Furthermore, the second patient's startle response, which directly measures the fear response triggered by the amygdala, was lower after surgery, "though the patient was still able to differentiate fear and danger signals, in fact, even better than before surgery. We also observed an improvement in activation of the ventromedial prefrontal cortex, which directly regulates the amygdala during fear processing," she said.

"It was a very intriguing observation that made a lot of sense given what we know about the amygdala and PTSD," said Rooij.

Is the loss of fear and anxiety a worrying outcome?

"Learning fear is critical for survival, and removing both sides of the amygdala could likely be dangerous and could result in abnormalities in memory, social and sexual functioning (Kluver-Bucy syndrome)," said Van Rooij. Hence, only the right and not the left amygdala was removed in the patients in their case series. "The protocol is to not remove bilateral temporal lobe structures."

"That being said, overreacting to stimuli related to a stressful event while not actually being in a life-threatening situation (a reminder of trauma in a safe environment) could be very disabling, and this continuous process of overreacting to trauma reminders is a key impairment in PTSD," said Van Rooij.

Their research suggests that ablating the right side of the amygdala could help the patient not to be on constant alert. It could also reduce or eliminate PTSD symptoms. "In those situations, the benefits of ablation could outweigh the potential risks, especially given our finding that the patient could still learn to differentiate danger from safety after right ablation, likely because only the right amygdala was ablated," she said.

Does the removal of the amygdala have any collateral effects?

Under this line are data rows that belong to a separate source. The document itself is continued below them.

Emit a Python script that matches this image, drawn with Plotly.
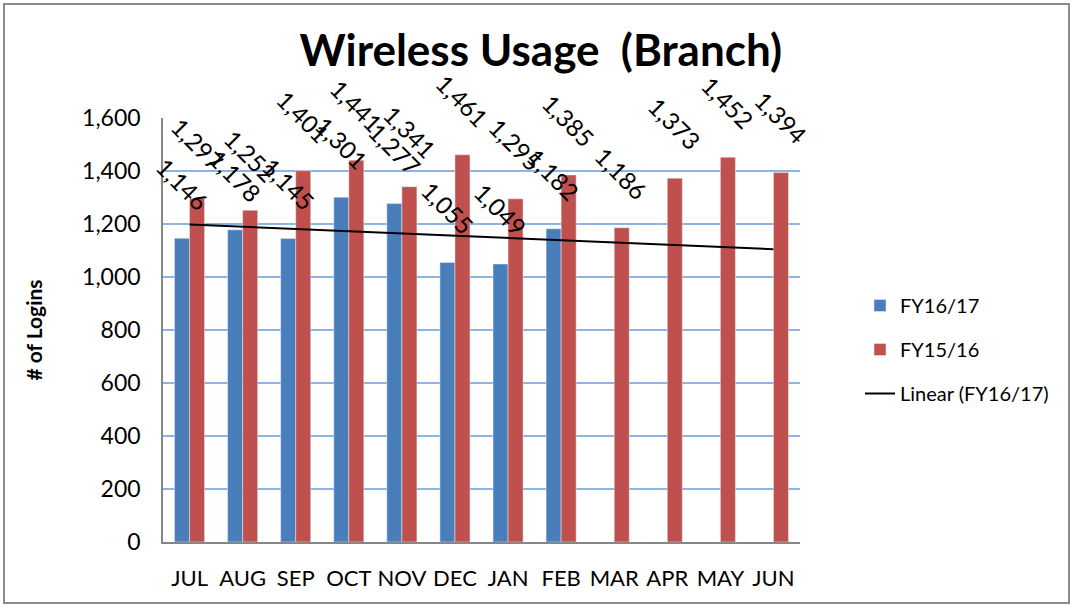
import plotly.graph_objects as go

months = ["JUL", "AUG", "SEP", "OCT", "NOV", "DEC", "JAN", "FEB", "MAR", "APR", "MAY", "JUN"]
fy1617 = [1146, 1178, 1145, 1301, 1277, 1055, 1049, 1182]
fy1516 = [1297, 1252, 1401, 1441, 1341, 1461, 1295, 1385, 1186, 1373, 1452, 1394]
# linear trend of FY16/17 as drawn (value at JUL and at JUN)
trend_ends = [1198, 1105]

FONT = "Lato, sans-serif"
BLUE = "#4A7EBB"
RED = "#C0504D"
W = 0.283

W_PX, H_PX = 1073, 607
L, R, T, B = 163, 273, 118, 65
pw = W_PX - L - R
ph = H_PX - T - B

fig = go.Figure()
xs = list(range(len(months)))
fig.add_trace(go.Bar(x=xs[:len(fy1617)], y=fy1617, name="FY16/17", marker_color=BLUE,
                     width=W, offset=-W, legendgroup="a"))
fig.add_trace(go.Bar(x=xs, y=fy1516, name="FY15/16", marker_color=RED,
                     width=W, offset=0, legendgroup="b"))
fig.add_trace(go.Scatter(x=[xs[0], xs[-1]], y=trend_ends, mode="lines", name="Linear (FY16/17)",
                         line=dict(color="black", width=2), legendgroup="c"))

ann = []
for i, v in enumerate(fy1617):
    ann.append(dict(x=i - W / 2, y=v, text=f"{v:,}", showarrow=False, textangle=45,
                    xanchor="center", yanchor="bottom", yshift=20,
                    font=dict(family=FONT, size=24, color="black")))
for i, v in enumerate(fy1516):
    ann.append(dict(x=i + W / 2, y=v, text=f"{v:,}", showarrow=False, textangle=45,
                    xanchor="center", yanchor="bottom", yshift=20,
                    font=dict(family=FONT, size=24, color="black")))

fig.update_layout(
    width=W_PX, height=H_PX,
    margin=dict(l=L, r=R, t=T, b=B, autoexpand=False),
    paper_bgcolor="white", plot_bgcolor="white",
    font=dict(family=FONT, color="black"),
    title=dict(text="<b>Wireless Usage  (Branch)</b>", x=0.504, xanchor="center",
               y=1 - 51 / H_PX, yanchor="middle", font=dict(size=44, family=FONT)),
    barmode="overlay",
    showlegend=True,
    legend=dict(x=(860 - L) / pw, y=(T + ph - 286) / ph, xanchor="left", yanchor="top",
                font=dict(size=20, family=FONT), tracegroupgap=15, bgcolor="rgba(0,0,0,0)"),
    annotations=ann,
    shapes=[dict(type="rect", xref="paper", yref="paper",
                 x0=(4 - L) / pw, x1=(1069 - L) / pw,
                 y0=(T + ph - 603) / ph, y1=(T + ph - 4) / ph,
                 line=dict(color="#8C8C8C", width=2), layer="below")],
)
fig.update_xaxes(range=[-0.5, 11.5], tickvals=xs, ticktext=months, showgrid=False,
                 showline=True, linecolor="#868686", linewidth=1.5, ticks="",
                 tickfont=dict(size=22, family=FONT), ticklabelstandoff=16, zeroline=False,
                 automargin=False)
fig.update_yaxes(range=[0, 1600], tickvals=list(range(0, 1601, 200)), tickformat=",",
                 showgrid=True, gridcolor="#8EB4E3", gridwidth=1.5,
                 showline=True, linecolor="#868686", linewidth=1.5, ticks="",
                 tickfont=dict(size=23, family=FONT), ticklabelstandoff=16, zeroline=False,
                 automargin=False,
                 title=dict(text="<b># of Logins</b>", font=dict(size=21, family=FONT), standoff=34))

fig.write_html("out.html", config={"displayModeBar": False},
               post_script="document.body.style.margin='0';")
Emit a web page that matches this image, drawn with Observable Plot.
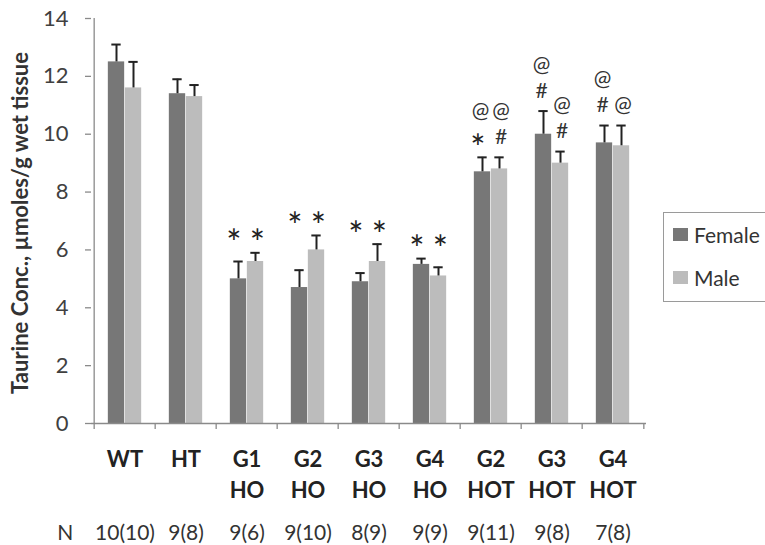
<!DOCTYPE html>
<html>
<head>
<meta charset="utf-8">
<script src="https://cdn.jsdelivr.net/npm/d3@7"></script>
<script src="https://cdn.jsdelivr.net/npm/@observablehq/plot@0.6"></script>
<style>
  html, body { margin: 0; padding: 0; background: #fff; }
  #wrap { position: relative; width: 765px; height: 545px; overflow: hidden; font-family: Lato, "Open Sans", sans-serif; }
  #legend { position: absolute; left: 663px; top: 212px; width: 130px; height: 90px; border: 1px solid #9a9a9a; background: #fff; box-sizing: border-box; }
  .item { position: absolute; left: 9px; display: flex; align-items: center; font-size: 21px; color: #333; }
  .sw { width: 15px; height: 13px; margin-right: 6px; }
</style>
</head>
<body>
<div id="wrap"></div>
<script>
// ---- data ----
const categories = ["WT", "HT", "G1 HO", "G2 HO", "G3 HO", "G4 HO", "G2 HOT", "G3 HOT", "G4 HOT"];
const categoryLabels = ["WT", "HT", "G1\nHO", "G2\nHO", "G3\nHO", "G4\nHO", "G2\nHOT", "G3\nHOT", "G4\nHOT"];
const nLabels = ["10(10)", "9(8)", "9(6)", "9(10)", "8(9)", "9(9)", "9(11)", "9(8)", "7(8)"];
const series = ["Female", "Male"];
const seriesColors = ["#777777", "#bcbcbc"];
const femaleValues = [12.5, 11.4, 5.0, 4.7, 4.9, 5.5, 8.7, 10.0, 9.7];
const femaleErrors = [0.6, 0.5, 0.6, 0.6, 0.3, 0.2, 0.5, 0.8, 0.6];
const maleValues = [11.6, 11.3, 5.6, 6.0, 5.6, 5.1, 8.8, 9.0, 9.6];
const maleErrors = [0.9, 0.4, 0.3, 0.5, 0.6, 0.3, 0.4, 0.4, 0.7];
const femaleMarks = ["", "", "*", "*", "*", "*", "@\n*", "@\n#", "@\n#"];
const maleMarks = ["", "", "*", "*", "*", "*", "@\n#", "@\n#", "@"];
const yTicks = [0, 2, 4, 6, 8, 10, 12, 14];
const yTitle = "Taurine Conc., µmoles/g wet tissue";

// ---- table ----
const rows = [];
categories.forEach((c, i) => {
  const fTop = femaleValues[i] + femaleErrors[i];
  const mTop = maleValues[i] + maleErrors[i];
  const starsOnly = femaleMarks[i] === "*" && maleMarks[i] === "*";
  const anchorF = starsOnly ? Math.max(fTop, mTop) : fTop;
  const anchorM = starsOnly ? Math.max(fTop, mTop) : mTop;
  rows.push({cat: c, sex: "Female", value: femaleValues[i], top: fTop, mark: femaleMarks[i], anchor: anchorF});
  rows.push({cat: c, sex: "Male", value: maleValues[i], top: mTop, mark: maleMarks[i], anchor: anchorM});
});
const F = rows.filter(d => d.sex === "Female");
const M = rows.filter(d => d.sex === "Male");
// annotation glyphs: lower line (next to the error bar) and upper line
const notes = [];
rows.forEach(r => {
  if (!r.mark) return;
  const lines = r.mark.split("\n");
  notes.push({...r, glyph: lines[lines.length - 1], level: 0});
  if (lines.length > 1) notes.push({...r, glyph: lines[0], level: 1});
});

// ---- layout ----
const W = 765, H = 545;
const mL = 91, mR = 119, mT = 18, mB = 122;
const step = (W - mL - mR) / categories.length;
const barW = 17, capW = 10;
const axisColor = "#8a8a8a";
const font = "Lato, 'Open Sans', sans-serif";

function noteMarks(sex) {
  const female = sex === "Female";
  const offStar = female ? -13 : 10.5;
  const off = female ? -10.5 : 10;
  const mine = notes.filter(d => d.sex === sex);
  return [
    Plot.text(mine.filter(d => d.glyph === "*"), {x: "cat", y: "anchor", text: "glyph", dx: offStar, dy: -8, lineAnchor: "middle", fontSize: 36, fill: "#222"}),
    Plot.text(mine.filter(d => d.glyph !== "*" && d.level === 0), {x: "cat", y: "anchor", text: "glyph", dx: off, dy: -20, lineAnchor: "middle", fontSize: 21, fill: "#333"}),
    Plot.text(mine.filter(d => d.level === 1), {x: "cat", y: "anchor", text: "glyph", dx: off, dy: -46, lineAnchor: "middle", fontSize: 21, fill: "#333"})
  ];
}

const chart = Plot.plot({
  width: W, height: H,
  marginLeft: mL, marginRight: mR, marginTop: mT, marginBottom: mB,
  style: {fontFamily: font, background: "#fff", overflow: "visible"},
  x: {domain: categories, padding: 0, axis: null},
  y: {domain: [0, 14], axis: null},
  color: {domain: series, range: seriesColors},
  marks: [
    // bars
    Plot.barY(F, {x: "cat", y: "value", fill: "sex", insetLeft: step / 2 - barW, insetRight: step / 2}),
    Plot.barY(M, {x: "cat", y: "value", fill: "sex", insetLeft: step / 2, insetRight: step / 2 - barW}),
    // error bars (upper only)
    Plot.ruleX(F, {x: "cat", y1: "value", y2: "top", dx: -barW / 2, stroke: "#222", strokeWidth: 2}),
    Plot.ruleX(M, {x: "cat", y1: "value", y2: "top", dx: barW / 2, stroke: "#222", strokeWidth: 2}),
    Plot.tickY(F, {x: "cat", y: "top", stroke: "#222", strokeWidth: 2,
      insetLeft: step / 2 - barW / 2 - capW / 2, insetRight: step / 2 + barW / 2 - capW / 2}),
    Plot.tickY(M, {x: "cat", y: "top", stroke: "#222", strokeWidth: 2,
      insetLeft: step / 2 + barW / 2 - capW / 2, insetRight: step / 2 - barW / 2 - capW / 2}),
    // significance marks
    ...noteMarks("Female"),
    ...noteMarks("Male"),
    // axes lines
    Plot.ruleY([0], {stroke: axisColor, strokeWidth: 1.3}),
    Plot.ruleX([categories[0]], {x: d => d, dx: -step / 2, y1: 0, y2: 14, stroke: axisColor, strokeWidth: 1.3}),
    // x boundary ticks
    Plot.ruleX(categories, {x: d => d, dx: -step / 2, y1: 0, y2: 0, insetBottom: -6, stroke: axisColor, strokeWidth: 1.3}),
    Plot.ruleX([categories[categories.length - 1]], {x: d => d, dx: step / 2, y1: 0, y2: 0, insetBottom: -6, stroke: axisColor, strokeWidth: 1.3}),
    // y axis
    Plot.axisY({ticks: yTicks, tickSize: 6, tickFormat: () => "", stroke: axisColor, strokeWidth: 1.3, label: null}),
    Plot.axisY({ticks: yTicks, tickSize: 0, tickPadding: 23, fontSize: 22, color: "#404040", label: null}),
    // y title
    Plot.text([yTitle], {frameAnchor: "left", textAnchor: "middle", rotate: -90, dx: -71, dy: 2, fontSize: 22, fontWeight: "bold", fill: "#333"}),
    // x category labels
    Plot.text(categories, {x: d => d, y: 0, text: (d, i) => categoryLabels[i], lineAnchor: "top", dy: 21, lineHeight: 1.42, fontSize: 22, fontWeight: "bold", fill: "#222"}),
    // N row
    Plot.text(categories, {x: d => d, y: 0, text: (d, i) => nLabels[i], lineAnchor: "top", dy: 102, fontSize: 21, fill: "#333"}),
    Plot.text(["N"], {x: () => categories[0], y: 0, dx: -step / 2 - 29, lineAnchor: "top", dy: 102, fontSize: 21, fill: "#333"})
  ]
});

const wrap = document.getElementById("wrap");
wrap.appendChild(chart);

// legend
const legend = document.createElement("div");
legend.id = "legend";
series.forEach((s, i) => {
  const item = document.createElement("div");
  item.className = "item";
  item.style.top = (i === 0 ? 9 : 52) + "px";
  const sw = document.createElement("span");
  sw.className = "sw";
  sw.style.background = seriesColors[i];
  const t = document.createElement("span");
  t.textContent = s;
  item.appendChild(sw);
  item.appendChild(t);
  legend.appendChild(item);
});
wrap.appendChild(legend);
</script>
</body>
</html>
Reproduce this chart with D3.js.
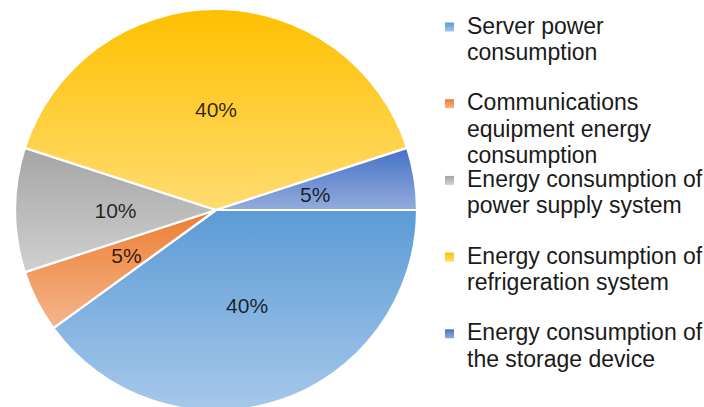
<!DOCTYPE html>
<html>
<head>
<meta charset="utf-8">
<script src="https://cdn.jsdelivr.net/npm/d3@7"></script>
<style>
  html, body { margin: 0; padding: 0; background: #ffffff; }
  svg { display: block; }
</style>
</head>
<body>
<svg id="chart" width="704" height="407"></svg>
<script>
// ---- data ----
const categories = [
  "Server power consumption",
  "Communications equipment energy consumption",
  "Energy consumption of power supply system",
  "Energy consumption of refrigeration system",
  "Energy consumption of the storage device"
];
const legendLines = [
  ["Server power", "consumption"],
  ["Communications", "equipment energy", "consumption"],
  ["Energy consumption of", "power supply system"],
  ["Energy consumption of", "refrigeration system"],
  ["Energy consumption of", "the storage device"]
];
const values = [40, 5, 10, 40, 5];
const valueLabels = ["40%", "5%", "10%", "40%", "5%"];
const colorTop = ["#5b9bd5", "#ed7d31", "#a5a5a5", "#ffc000", "#4472c4"];
const colorBottom = ["#a7c8ea", "#f5b68c", "#d0d0d0", "#ffdc70", "#93acdd"];

// ---- layout ----
const svg = d3.select("#chart");
const cx = 216, cy = 210, R = 201;
const font = "'Liberation Sans', Arial, Helvetica, sans-serif";

const defs = svg.append("defs");
categories.forEach((c, i) => {
  const g = defs.append("linearGradient")
    .attr("id", "grad" + i)
    .attr("x1", 0).attr("y1", 0).attr("x2", 0).attr("y2", 1);
  g.append("stop").attr("offset", "0%").attr("stop-color", colorTop[i]);
  g.append("stop").attr("offset", "100%").attr("stop-color", colorBottom[i]);
});

const pie = d3.pie()
  .sort(null)
  .value(d => d)
  .startAngle(Math.PI / 2)
  .endAngle(Math.PI / 2 + 2 * Math.PI);
const arcs = pie(values);
const arc = d3.arc().innerRadius(0).outerRadius(R);

const gPie = svg.append("g").attr("transform", `translate(${cx},${cy})`);
gPie.selectAll("path.slice")
  .data(arcs)
  .join("path")
  .attr("class", "slice")
  .attr("d", arc)
  .attr("fill", (d, i) => `url(#grad${i})`)
  .attr("stroke", "#ffffff")
  .attr("stroke-width", 2.2)
  .attr("stroke-linejoin", "round");

gPie.selectAll("text.pct")
  .data(arcs)
  .join("text")
  .attr("class", "pct")
  .attr("transform", d => `translate(${arc.centroid(d)})`)
  .attr("text-anchor", "middle")
  .attr("dy", "0.36em")
  .attr("font-family", font)
  .attr("font-size", 21)
  .attr("fill", "#000")
  .attr("fill-opacity", 0.82)
  .text((d, i) => valueLabels[i]);

// ---- legend ----
const legendX = 445, textX = 467, firstBaseline = 33.5, itemStep = 76.7, lineH = 26.3;
const gLeg = svg.append("g");
categories.forEach((c, i) => {
  const base = firstBaseline + i * itemStep;
  gLeg.append("rect")
    .attr("x", legendX).attr("y", base - 11)
    .attr("width", 9).attr("height", 9)
    .attr("fill", `url(#grad${i})`);
  const t = gLeg.append("text")
    .attr("x", textX).attr("y", base)
    .attr("font-family", font)
    .attr("font-size", 23)
    .attr("fill", "#1a1a1a");
  legendLines[i].forEach((ln, j) => {
    t.append("tspan").attr("x", textX).attr("y", base + j * lineH).text(ln);
  });
});
</script>
</body>
</html>
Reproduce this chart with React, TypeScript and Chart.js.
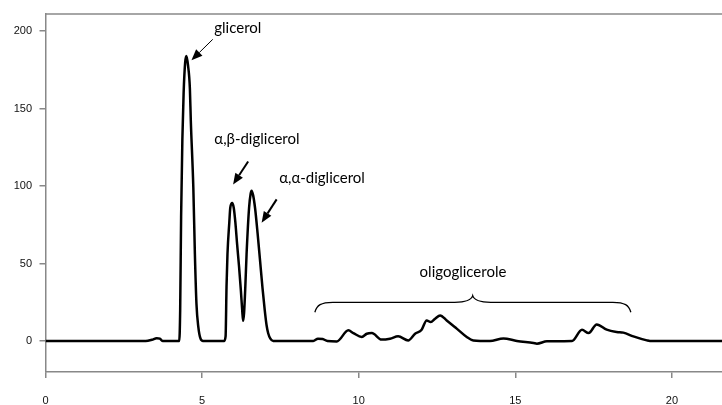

"It could impact emotional or neurocognitive functioning and there are researchers including at Emory (Dr. Daniel Drane) studying the effects of the ablation on neurocognitive and emotional functioning," Van Rooij said.

She said that her studies did not observe a negative effect on fear learning or emotional memory. In anything, they saw improvements.

"It is also good to keep in mind that the brain structures of patients with severe treatment-refractory epilepsy may not function appropriately prior to surgery, and the treatment team, including neurosurgeons, neurologists, and neuropsychologists always make a balanced decision weighing risks and benefits," added Van Rooij.